PORTLAND (AP) – A Maine lawmaker is drafting legislation that would create a program for the state to help pay off college loans for students to entice them to stay in Maine.
House Majority Leader Glenn Cummings, D-Portland, said it’s important to keep college graduates in Maine because educated workers spur economic development.
Under his plan, the state would pay off as much as half of a college loan amount for qualified students, up to a maximum payout of $15,000. Qualified applicants must work in Maine for at least four years after earning a four-year college degree, and they must be graduates of a Maine high school or a Maine college.
“My belief is that talent and creativity create prosperity,” said Cummings, who wants to pay for the program with a $50 million bond.
Maine’s working age population has the highest percentage of high school graduates in New England. But only 37 percent of Maine workers hold some kind of college degree, the lowest percentage in New England.

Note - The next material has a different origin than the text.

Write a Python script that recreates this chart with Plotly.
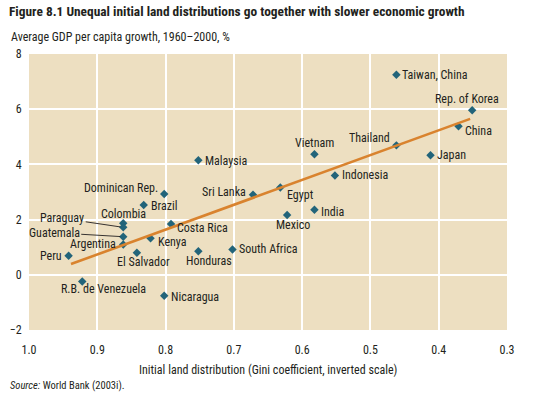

The average for the six-state region is 45 percent.
Cummings’ idea has support from some officials in higher education.
Henry Bourgeois, director of the Maine Compact for Higher Education, said it would take another 40,000 degree-holders to bring Maine up to the New England average.
“If we are going to keep competitive in the knowledge-based economy, we need a work force that is skilled and educated,” he said. “Our competition is in New England, and currently we don’t compete very well.”
Maine and 42 other states already have programs that link financial aid to employment, mainly in fields in which there are labor shortages. Maine now spends about $200,000 a year on a loan forgiveness program for teachers who work in Maine, and about $1 million on another program for dentists who meet certain criteria.
Ron Milliken, director of student aid at the University of Maine Farmington, noted that Cummings’ proposal is different from other programs designed to give low-income students access to college. He wonders how Mainers might view a program that gives tax dollars to people who might have incomes twice the state average.
“It might not appear socially equitable from a social justice point of view,” he said. “But it might serve to boost some of the economic needs of the region at that moment.”
Cummings said participants at a summit on youth migration last June, which involved 300 people, many between the age of 20 and 34, were enthusiastic about the idea.
“We are going by what Maine youth are telling us would be helpful to them,” he said.